Creating a Transcription Job
Create and submit a job to transcribe one or more media files to text files in the Speech service.
Before you begin
-
Store the media files that you want to transcribe in an Object Storage bucket.
-
To compare the Whisper and Oracle ASR models for transcription job creation, see Comparing Whisper and Oracle ASR Models.
Comparing Whisper and Oracle ASR Models
Compare Whisper model and Oracle ASR model for creating transcription jobs.
In addition to the native Oracle ASR speech model, Speech supports the Whisper model from OpenAI. Whisper is trained on a large corpus of multilingual data collected from the web, and it supports file-based voice-to-text transcription for over 50 languages. This model uses the same service end points and API and SDK interfaces as the Oracle ASR model to give you flexibility and compatibility.

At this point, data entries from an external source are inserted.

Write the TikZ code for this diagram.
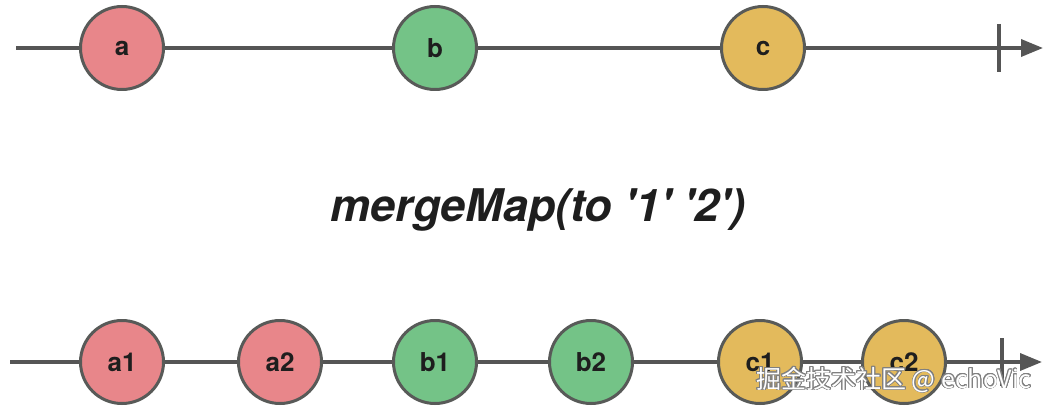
\documentclass[tikz,border=0pt]{standalone}
\usepackage{fontspec}
\setmainfont{TeX Gyre Heros}
\newfontfamily\cjk{Noto Sans CJK SC}
\usepackage{contour}
\usetikzlibrary{arrows.meta}

\definecolor{marbleRed}{HTML}{E8868A}
\definecolor{marbleGreen}{HTML}{74C387}
\definecolor{marbleYellow}{HTML}{E3BA5C}
\definecolor{edgeGray}{HTML}{585A58}
\definecolor{lineGray}{HTML}{555555}
\definecolor{inkBlack}{HTML}{1E1E1E}
\contourlength{0.9pt}

\begin{document}
\begin{tikzpicture}[x=1pt, y=1pt,
  marble/.style={circle, draw=edgeGray, line width=3pt, minimum size=83pt, inner sep=0pt,
    font=\fontsize{26}{26}\selectfont\bfseries, text=inkBlack},
  timeline/.style={draw=lineGray, line width=3.5pt, -{Triangle[length=22pt,width=17pt]}},
  endtick/.style={draw=lineGray, line width=3.5pt}]
  \useasboundingbox (0,0) rectangle (1048,410);

  % source stream
  \coordinate (src0) at (16,362);
  \coordinate (src1) at (1043,362);
  \draw[timeline] (src0) -- (src1);
  \coordinate (srcTickUp) at (999,386);
  \coordinate (srcTickDn) at (999,338);
  \draw[endtick] (srcTickUp) -- (srcTickDn);
  \node[marble, fill=marbleRed]    (a) at (122,362) {a};
  \node[marble, fill=marbleGreen]  (b) at (435,362) {b};
  \node[marble, fill=marbleYellow] (c) at (763,362) {c};

  % operator
  \node[font=\fontsize{45}{45}\selectfont\bfseries\itshape, text=inkBlack] (op) at (538,200)
    {mergeMap(to \textquotesingle1\textquotesingle{} \textquotesingle2\textquotesingle)};

  % result stream
  \coordinate (out0) at (10,48);
  \coordinate (out1) at (1042,48);
  \draw[timeline] (out0) -- (out1);
  \coordinate (outTickUp) at (1002,72);
  \coordinate (outTickDn) at (1002,24);
  \draw[endtick] (outTickUp) -- (outTickDn);
  \node[marble, fill=marbleRed]    (a1) at (122,48) {a1};
  \node[marble, fill=marbleRed]    (a2) at (280,48) {a2};
  \node[marble, fill=marbleGreen]  (b1) at (435,48) {b1};
  \node[marble, fill=marbleGreen]  (b2) at (591,48) {b2};
  \node[marble, fill=marbleYellow] (c1) at (760,48) {c1};
  \node[marble, fill=marbleYellow] (c2) at (904,48) {c2};

  \node[font=\cjk\fontsize{25}{25}\selectfont] (mark) at (894,30)
    {\contour{gray}{\color{white}掘金技术社区 @ echoVic}};
\end{tikzpicture}
\end{document}
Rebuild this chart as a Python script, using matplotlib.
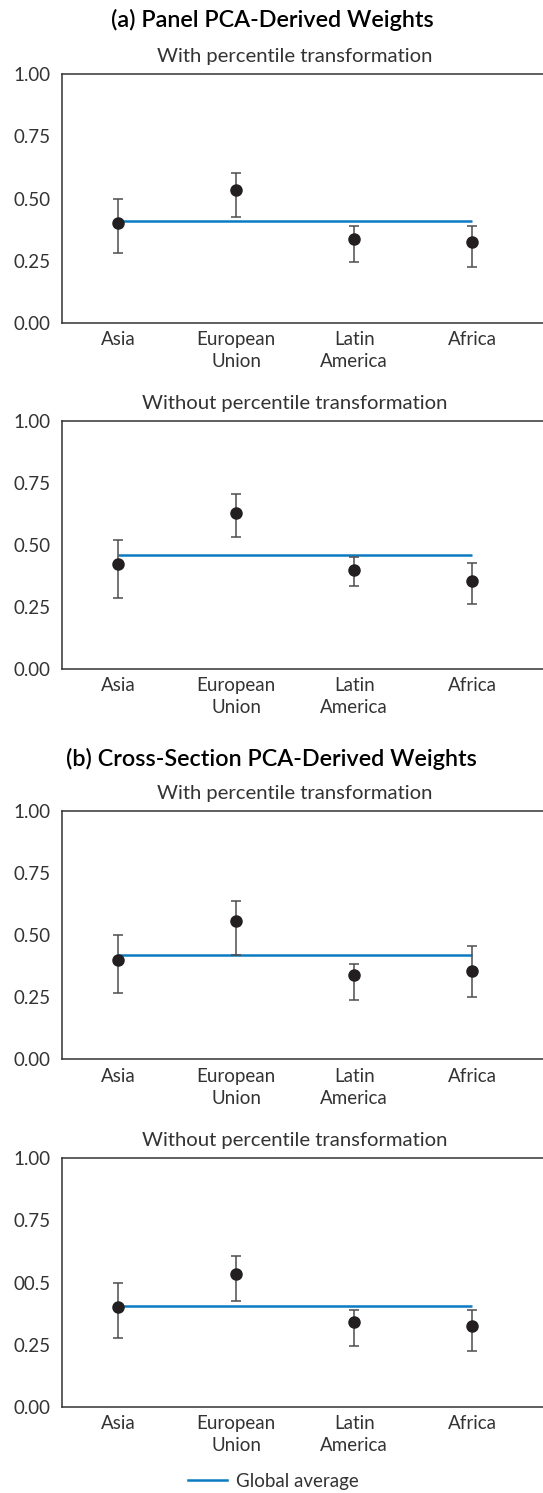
import numpy as np
import matplotlib
matplotlib.use("Agg")
import matplotlib.pyplot as plt

plt.rcParams['font.family'] = ['Lato', 'DejaVu Sans']

# data
regions = ["Asia", "European\nUnion", "Latin\nAmerica", "Africa"]

a_with_pt = [0.403, 0.534, 0.337, 0.325]
a_with_lo = [0.280, 0.426, 0.244, 0.225]
a_with_hi = [0.499, 0.604, 0.388, 0.388]
a_with_avg = 0.408

a_without_pt = [0.421, 0.629, 0.398, 0.355]
a_without_lo = [0.284, 0.531, 0.332, 0.262]
a_without_hi = [0.517, 0.703, 0.450, 0.425]
a_without_avg = 0.458

b_with_pt = [0.398, 0.555, 0.338, 0.355]
b_with_lo = [0.267, 0.420, 0.240, 0.252]
b_with_hi = [0.500, 0.637, 0.385, 0.457]
b_with_avg = 0.420

b_without_pt = [0.403, 0.536, 0.339, 0.326]
b_without_lo = [0.278, 0.426, 0.243, 0.224]
b_without_hi = [0.500, 0.605, 0.388, 0.388]
b_without_avg = 0.407

yticks = [0, 0.25, 0.5, 0.75, 1.0]
ytick_labels = ["0.00", "0.25", "0.50", "0.75", "1.00"]
ytick_labels_last = ["0.00", "0.25", "00.5", "0.75", "1.00"]

BLUE = "#0B7BC1"
DARK = "#231F20"
GREY = "#4D4D4F"
TXT = "#333333"

fig = plt.figure(figsize=(5.43, 14.93), dpi=100)
W, H = 543.0, 1493.0

# (top px, bottom px) of each axes
boxes = [(74, 323), (420.7, 668.7), (810.7, 1059.3), (1158.3, 1406.7)]
panels = [
    (a_with_pt, a_with_lo, a_with_hi, a_with_avg, "With percentile transformation", ytick_labels),
    (a_without_pt, a_without_lo, a_without_hi, a_without_avg, "Without percentile transformation", ytick_labels),
    (b_with_pt, b_with_lo, b_with_hi, b_with_avg, "With percentile transformation", ytick_labels),
    (b_without_pt, b_without_lo, b_without_hi, b_without_avg, "Without percentile transformation", ytick_labels_last),
]

x = np.arange(len(regions))
left = 62 / W
for (top, bot), (pt, lo, hi, avg, sub, tl) in zip(boxes, panels):
    ax = fig.add_axes([left, 1 - bot / H, 1 - left, (bot - top) / H])
    pt = np.array(pt)
    yerr = [pt - np.array(lo), np.array(hi) - pt]
    ax.plot(x, [avg] * len(x), color=BLUE, lw=1.8, zorder=2, solid_capstyle='butt')
    ax.errorbar(x, pt, yerr=yerr, fmt='o', color=DARK, ecolor=GREY, elinewidth=1.1,
                capsize=3.5, capthick=1.1, markersize=8, zorder=3)
    ax.set_xlim(-0.475, 3.6)
    ax.set_ylim(0, 1)
    ax.set_yticks(yticks)
    ax.set_yticklabels(tl)
    ax.set_xticks(x)
    ax.set_xticklabels(regions, linespacing=1.35)
    ax.tick_params(length=0, labelsize=13.5, colors=TXT, pad=6)
    ax.tick_params(axis='y', pad=8)
    ax.spines['right'].set_visible(False)
    for s in ['left', 'top', 'bottom']:
        ax.spines[s].set_color("#333333")
        ax.spines[s].set_linewidth(1.1)
    fig.text(295 / W, 1 - (top - 12) / H, sub, ha='center', va='baseline',
             fontsize=14.6, color=TXT)

fig.text(272 / W, 1 - 27 / H, "(a) Panel PCA-Derived Weights", ha='center', va='baseline',
         fontsize=16.8, fontweight='semibold', color='black')
fig.text(271 / W, 1 - 766 / H, "(b) Cross-Section PCA-Derived Weights", ha='center', va='baseline',
         fontsize=16.8, fontweight='semibold', color='black')

h, = plt.plot([], [], color=BLUE, lw=1.8)
fig.legend([h], ["Global average"], loc='center', bbox_to_anchor=(0.503, 1 - 1481 / H),
           frameon=False, fontsize=13.5, handlelength=2.1, handletextpad=0.45,
           labelcolor=TXT)

fig.savefig("out.png", dpi=100)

In addition, the Whisper model uses diarization to label individual speakers in the recording.
Use the following comparison of the Whisper and Oracle ASR models to choose the correct model when creating a transcription job.
Feature | Oracle ASR Model | Whisper Model in OCI Speech |
---|---|---|
Real time transcriptions | Supported | Not supported |
Large file size | Up to 2 GB | Up to 2 GB |
Word level timestamp | Supported | Supported |
File format | AAC, AC3, AMR, AU, FLAC, M4A, MKV, MP3, MP4, OGA, OGG, WAV, WEBM | AAC, AC3, AMR, AU, FLAC, M4A, MKV, MP3, MP4, OGA, OGG, WAV, WEBM |
Multilingual support | English, Spanish, French, German, Italian, Portuguese, and Hindi | Same as Oracle ASR model plus 50 other languages* |
Diarization | Supported | Supported |
To create a transcription job, follow these steps: Use the create command and required parameters to create a transcription job.
oci speech transcription-job create [OPTIONS]
Avoid entering confidential information.
For a complete list of flags and variable options for CLI commands, see the CLI Command Reference.
Use the CreateTranscriptionJob and ChangeTranscriptionJobCompartment operations to create a job.